For travellers, the arithmetic is blunt. Every percentage point decline in the Australian dollar erodes purchasing power in New York, London or Tokyo in direct proportion. A family budget of US$5,000 for a northern hemisphere summer trip now requires meaningfully more Australian dollars to fund than it did a fortnight ago. With school holidays approaching and strong pent-up demand for international travel persisting, currency timing is no longer an afterthought; it is a genuine financial decision.
The Import and Superannuation Transmission Channels
Importers, particularly those sourcing electronics, machinery and consumer goods priced in US dollars, face a more structural squeeze. Input costs rise immediately when the local currency weakens, and with domestic demand still fragile, the ability to pass those costs through to end consumers is limited. Retailers and manufacturers with unhedged US dollar payables booked weeks ago are now reconciling invoices against a rate that has moved sharply against them.
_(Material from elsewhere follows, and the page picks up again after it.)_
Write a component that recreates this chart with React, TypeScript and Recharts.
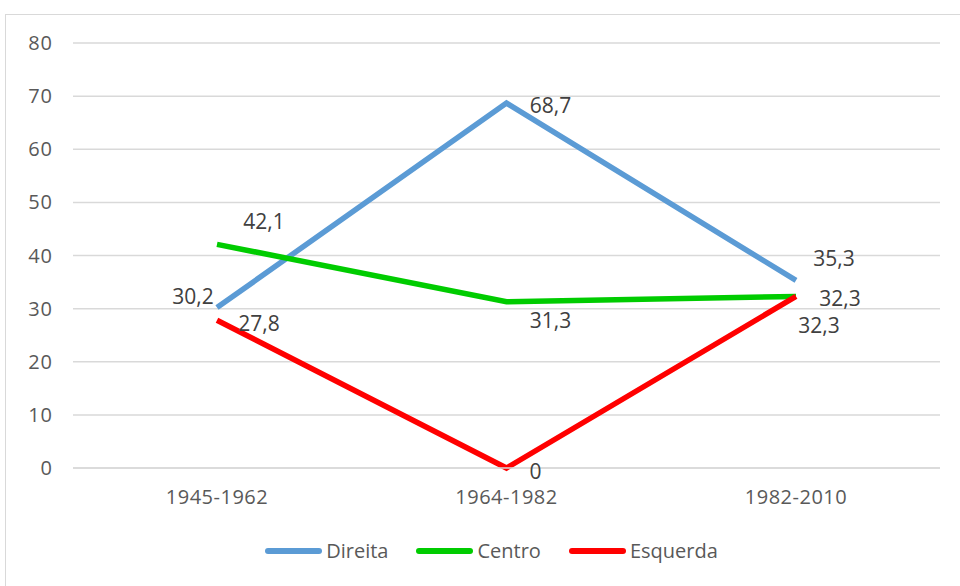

For Melbourne's deep superannuation industry, the currency move cuts both ways. Funds such as AustralianSuper, Hostplus and HESTA carry substantial allocations to international equities, infrastructure and private credit, much of it denominated in US dollars. When the Australian dollar falls, the local currency value of those offshore assets rises mechanically, providing a partial cushion against the overnight weakness in global equity markets. The S&P 500 fell 1.95 per cent and the Nasdaq Composite slid 4.60 per cent, steep moves that would otherwise weigh heavily on balanced fund returns. A weaker Australian dollar softens that blow for unhedged international allocations, though funds with fully hedged mandates receive no such relief.
Gold's strong session, rising 1.82 per cent to US$4,063 an ounce, adds another layer. Australian gold producers earn revenue in US dollars and report in Australian dollars, so a weaker currency amplifies local-currency earnings. Listed gold miners on the ASX have benefited from exactly this dynamic across recent quarters, and today's configuration, a lower dollar combined with a rising gold price, is precisely the environment that flatters their margins.
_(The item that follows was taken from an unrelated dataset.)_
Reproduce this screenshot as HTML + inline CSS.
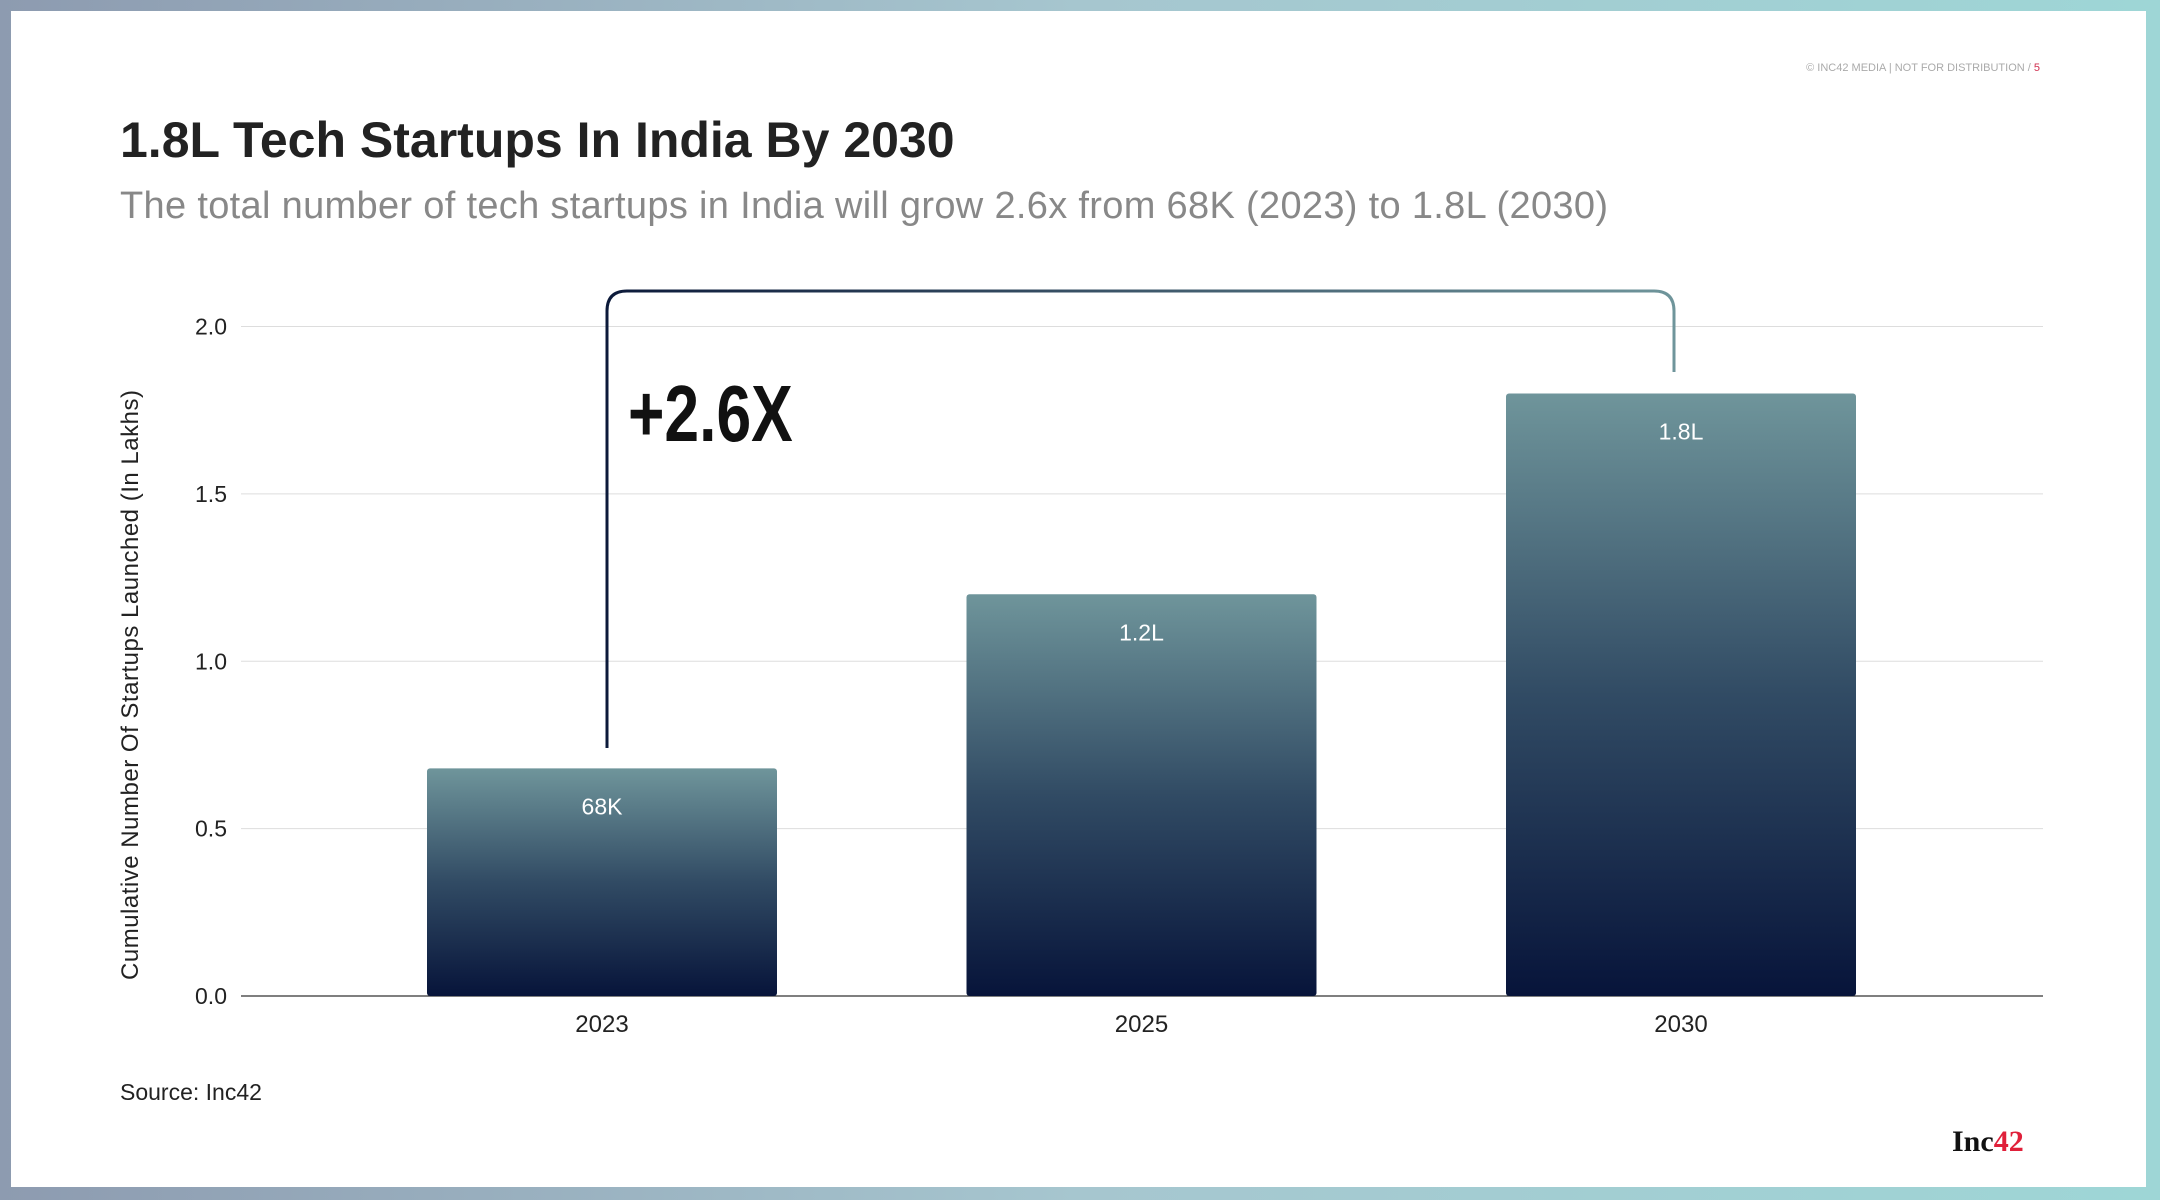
<!DOCTYPE html>
<html><head><meta charset="utf-8"><style>
html,body{margin:0;padding:0}
body{width:2160px;height:1200px;background:linear-gradient(90deg,#8d9bb0,#a6c6cf 50%,#9ed6d6);position:relative;overflow:hidden;font-family:"Liberation Sans",sans-serif}
#panel{position:absolute;left:11px;top:11px;width:2135px;height:1176px;background:#fff}
</style></head><body>
<div id="panel"></div>
<svg width="2160" height="1200" style="position:absolute;left:0;top:0">
<defs>
<linearGradient id="bg" x1="0" y1="0" x2="0" y2="1"><stop offset="0" stop-color="#6f959b"/><stop offset="0.5" stop-color="#314b64"/><stop offset="1" stop-color="#07143a"/></linearGradient>
<linearGradient id="br" x1="0" y1="0" x2="1" y2="0"><stop offset="0" stop-color="#0c1a3a"/><stop offset="1" stop-color="#6f959b"/></linearGradient>
</defs>
<text x="2040" y="71" text-anchor="end" font-size="11" fill="#aaa">© INC42 MEDIA | NOT FOR DISTRIBUTION / <tspan fill="#d03050">5</tspan></text>
<text x="120" y="157" font-size="50" font-weight="bold" fill="#222">1.8L Tech Startups In India By 2030</text>
<text x="120" y="218" font-size="38" fill="#888" textLength="1488">The total number of tech startups in India will grow 2.6x from 68K (2023) to 1.8L (2030)</text>
<g id="grid"></g><g id="bars"></g>
<path d="M607 748 V311 Q607 291 627 291 H1654 Q1674 291 1674 311 V372" fill="none" stroke="url(#br)" stroke-width="3"/>
<text x="0" y="0" font-size="80" font-weight="bold" fill="#111" transform="translate(628 441) scale(0.78 1)">+2.6X</text>
<text transform="translate(138 685) rotate(-90)" text-anchor="middle" font-size="24" fill="#222" textLength="590">Cumulative Number Of Startups Launched (In Lakhs)</text>
<text x="120" y="1100" font-size="23" fill="#222">Source: Inc42</text>
<text x="1952" y="1151" font-size="30" font-weight="bold" font-family="Liberation Serif,serif" fill="#111">Inc<tspan fill="#e0203a">42</tspan></text>
</svg>
<script>
const categories=["2023","2025","2030"];
const values=[0.68,1.2,1.8];
const labels=["68K","1.2L","1.8L"];
const ticks=[0,0.5,1.0,1.5,2.0];
const ns="http://www.w3.org/2000/svg";
const y=v=>996-v*(996-326.5)/2;
const x=i=>602+i*539.5;
const g=document.getElementById('grid'),b=document.getElementById('bars');
function mk(t,a,p){const e=document.createElementNS(ns,t);for(const k in a)e.setAttribute(k,a[k]);p.appendChild(e);return e;}
ticks.forEach(t=>{
 const l=mk('line',{x1:241,x2:2043,y1:y(t),y2:y(t),stroke:t===0?'#555':'#ddd','stroke-width':t===0?1.5:1},g);
 
 
 const tx=mk('text',{x:227,y:y(t)+8,'text-anchor':'end','font-size':23,fill:'#222'},g);
 tx.textContent=t.toFixed(1);
 
 
});
categories.forEach((c,i)=>{
 const r=mk('rect',{x:x(i)-175,y:y(values[i]),width:350,height:996-y(values[i]),fill:'url(#bg)',rx:3},b);
 
 
 const v=mk('text',{x:x(i),y:y(values[i])+46,'text-anchor':'middle','font-size':23,fill:'#fff'},b);
 v.textContent=labels[i];
 
 
 const xl=mk('text',{x:x(i),y:1032,'text-anchor':'middle','font-size':24,fill:'#222'},b);
 xl.textContent=c;
 
 
});
</script>
</body></html>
Bond markets are watching the currency closely for its inflation signal. A sustained depreciation in the Australian dollar raises the landed cost of imported goods and keeps domestic inflation stickier than the Reserve Bank of Australia would prefer, complicating the rate-cut calculus that fixed-income investors have been pricing in. Longer-dated Australian government bonds could face renewed selling pressure if currency weakness is read as an inflation risk rather than a growth signal.
The ASX 200 held its footing, edging up 0.08 per cent to 8,823, suggesting local equities have so far absorbed the currency move with reasonable composure. Whether that composure holds depends on whether today's dollar slide proves a one-session adjustment or the beginning of a more sustained depreciation trend.